I think another key is good socks. I really like the smart wool socks. I goofed tonight while hunting. I thought I would not bother changing out of my hiking boots and my cheap socks. My feet were frozen.


----------



## Nikki (Aug 29, 2006)

I have a pair of Irish setters, 1000 gram.. i love them, they always keep my feet toasty ecspecially with wool socks.


----------



## GSP Gal (Nov 12, 2005)

I have a pair of Sorel Caribou's for Ice fishing and sitting in a deer blind. I also have a pair of Danner Pronghorn's with insulation for bird hunting. I am moving more, and they are waterproof.

You will probably have to mail order them. I counted about 7 styles of upland womans boots in Cabela's.


----------



## 1wildchild (Apr 14, 2003)

Be sure the fit is right. My first pair were just a little to tight with thick socks on. That made my feet freeze! Don't be afraid to look at the mens/boys boots. Women's sizes are about 2 sizes bigger than mens. Mens/boys 6 = Women's 8.


----------



## tangleknot (Oct 8, 2001)

1wildchild said:


> Don't be afraid to look at the mens/boys boots. Women's sizes are about 2 sizes bigger than mens. Mens/boys 6 = Women's 8.


Good point. Both of my Rockies are mens.


----------



## hartman886 (Aug 29, 2004)

I have some from Bass Pro 1000g thinsulate, camo, waterproof. I like them, but I can usually only last about 2.5 hours till my feet get cole. whether it's 50 or 0. go figure. I wear the wicking socks, then wool socks and then the boots. this year I got a pair of kamik pedigree (not hunting boots) which are sort of like the sorels with a 9mm removable liner and are waterproof too. They were much better this year for me - I think having that 9mm between the cold and my feet really made a difference. and the pretty blue matches my ski coat  

Both pairs are larger than I normally wear. My ones from Bass Pro are a 7.5 wide and my kamiks are a 8.
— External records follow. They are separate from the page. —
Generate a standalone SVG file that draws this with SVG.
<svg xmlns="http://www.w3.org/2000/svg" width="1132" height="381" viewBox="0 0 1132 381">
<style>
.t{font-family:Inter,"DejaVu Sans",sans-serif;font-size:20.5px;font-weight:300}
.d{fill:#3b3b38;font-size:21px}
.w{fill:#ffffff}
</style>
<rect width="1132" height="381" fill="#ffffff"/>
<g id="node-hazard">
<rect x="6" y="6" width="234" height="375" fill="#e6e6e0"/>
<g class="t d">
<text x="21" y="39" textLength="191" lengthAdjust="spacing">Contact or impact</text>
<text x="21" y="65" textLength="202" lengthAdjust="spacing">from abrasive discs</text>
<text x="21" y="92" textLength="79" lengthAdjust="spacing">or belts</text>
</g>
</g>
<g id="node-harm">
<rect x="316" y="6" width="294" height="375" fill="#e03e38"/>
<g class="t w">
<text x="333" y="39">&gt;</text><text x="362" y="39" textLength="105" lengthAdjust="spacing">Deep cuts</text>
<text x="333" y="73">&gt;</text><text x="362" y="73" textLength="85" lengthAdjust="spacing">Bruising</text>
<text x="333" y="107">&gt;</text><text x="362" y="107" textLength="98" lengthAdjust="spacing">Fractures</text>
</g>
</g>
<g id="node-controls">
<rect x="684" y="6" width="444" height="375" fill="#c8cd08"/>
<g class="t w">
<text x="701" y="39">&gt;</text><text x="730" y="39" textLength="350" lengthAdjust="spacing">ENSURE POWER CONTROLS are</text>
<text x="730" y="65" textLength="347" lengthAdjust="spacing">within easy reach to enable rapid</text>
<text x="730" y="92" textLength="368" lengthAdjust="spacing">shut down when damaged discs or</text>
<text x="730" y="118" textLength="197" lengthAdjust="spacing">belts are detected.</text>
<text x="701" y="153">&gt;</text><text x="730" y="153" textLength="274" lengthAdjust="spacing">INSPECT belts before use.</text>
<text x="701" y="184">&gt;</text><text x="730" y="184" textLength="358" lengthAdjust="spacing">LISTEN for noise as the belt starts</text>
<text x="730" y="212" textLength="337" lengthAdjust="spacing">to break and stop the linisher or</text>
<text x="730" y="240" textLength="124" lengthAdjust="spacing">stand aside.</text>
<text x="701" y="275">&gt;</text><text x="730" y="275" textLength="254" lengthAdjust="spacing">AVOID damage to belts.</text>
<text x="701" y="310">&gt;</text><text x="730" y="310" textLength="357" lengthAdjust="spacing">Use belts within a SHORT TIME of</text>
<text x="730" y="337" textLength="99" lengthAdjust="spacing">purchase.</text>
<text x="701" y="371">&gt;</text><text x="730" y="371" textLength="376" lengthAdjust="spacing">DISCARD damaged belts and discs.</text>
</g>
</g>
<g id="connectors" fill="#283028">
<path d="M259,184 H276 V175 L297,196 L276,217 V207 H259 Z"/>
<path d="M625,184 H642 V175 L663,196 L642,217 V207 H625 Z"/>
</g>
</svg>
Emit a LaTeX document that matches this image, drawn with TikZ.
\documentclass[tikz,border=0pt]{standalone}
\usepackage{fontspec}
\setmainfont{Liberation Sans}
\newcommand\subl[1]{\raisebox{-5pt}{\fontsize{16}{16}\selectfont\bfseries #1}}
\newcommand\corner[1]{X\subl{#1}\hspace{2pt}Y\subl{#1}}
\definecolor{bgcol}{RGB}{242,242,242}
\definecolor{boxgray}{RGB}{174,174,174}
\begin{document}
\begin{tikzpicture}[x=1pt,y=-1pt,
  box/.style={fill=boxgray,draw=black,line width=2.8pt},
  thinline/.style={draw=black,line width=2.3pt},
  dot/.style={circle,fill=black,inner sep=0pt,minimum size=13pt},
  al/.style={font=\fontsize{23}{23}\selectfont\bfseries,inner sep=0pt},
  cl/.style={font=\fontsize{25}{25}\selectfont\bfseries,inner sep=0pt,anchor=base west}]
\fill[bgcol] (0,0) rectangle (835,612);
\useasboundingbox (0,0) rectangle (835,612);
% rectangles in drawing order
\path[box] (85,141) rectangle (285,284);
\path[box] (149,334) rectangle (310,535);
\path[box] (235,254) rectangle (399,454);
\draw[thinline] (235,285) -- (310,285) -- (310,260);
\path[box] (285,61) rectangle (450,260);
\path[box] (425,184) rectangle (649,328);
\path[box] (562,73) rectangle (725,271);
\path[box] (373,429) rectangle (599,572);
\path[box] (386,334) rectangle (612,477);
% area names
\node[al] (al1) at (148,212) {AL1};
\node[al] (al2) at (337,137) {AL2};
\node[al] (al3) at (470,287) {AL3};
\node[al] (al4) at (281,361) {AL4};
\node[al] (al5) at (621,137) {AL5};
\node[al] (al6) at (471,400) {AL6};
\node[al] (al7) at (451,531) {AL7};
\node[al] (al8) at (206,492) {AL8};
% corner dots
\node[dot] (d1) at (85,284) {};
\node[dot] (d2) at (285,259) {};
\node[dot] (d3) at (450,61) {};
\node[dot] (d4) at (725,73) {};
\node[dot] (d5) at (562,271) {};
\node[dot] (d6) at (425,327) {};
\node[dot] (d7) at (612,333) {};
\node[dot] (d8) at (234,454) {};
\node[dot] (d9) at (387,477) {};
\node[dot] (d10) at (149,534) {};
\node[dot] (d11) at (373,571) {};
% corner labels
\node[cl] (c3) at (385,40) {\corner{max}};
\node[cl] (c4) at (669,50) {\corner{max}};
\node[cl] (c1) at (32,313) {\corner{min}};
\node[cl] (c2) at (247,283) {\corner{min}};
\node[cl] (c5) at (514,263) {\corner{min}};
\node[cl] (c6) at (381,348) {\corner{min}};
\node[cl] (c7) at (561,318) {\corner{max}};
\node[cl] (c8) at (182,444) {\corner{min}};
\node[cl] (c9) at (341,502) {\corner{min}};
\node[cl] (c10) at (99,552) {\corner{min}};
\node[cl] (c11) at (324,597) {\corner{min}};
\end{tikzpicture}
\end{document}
I second the good socks. I've noticed they really help too. stay away from cotton! 

good luck!
Robin


----------



## Bunny (May 23, 2006)

I got a pair if Irish Setters and LOVE, LOVE, LOVE them! They are a mens boots but they fit good. The "2 size rule" works. I have a hard time finding women's sizes... the women stuff they sell isn't nearly as nice/warm as the mens. They are water resistant even though they are leather... my feet have been dry after walking in swamps and haven't been cold since.


----------



## MuskyDan (Dec 27, 2001)

Muck Boots, rated from -40 to 60 above!!!


----------



## 22 Chuck (Feb 2, 2006)

If not to be used for a lot of walking check the ice kings(queens) in your case made by Lacross-unfortunately now Chinese.


----------



## timberdoodle528 (Nov 25, 2003)

I got a pair of women's Lacross insulated rubber boots last year, and I'll never have anything else. It took a long time trying to convince me to try rubber boots, I didn't think they'd be comfortable or warm, but they are MORE comfortable and WARMER than my Rocky Blizzard Stalkers. I never wear the Rockies anymore. 
I take that back, I actually did put the Rocky's on about a month ago to help track a deer and right away I noticed how much heavier they were and after about 100 yards of walking, my socks were down to my toes.

I'll have to look to be sure how many grams of thinsulate my Lacross boots are.


----------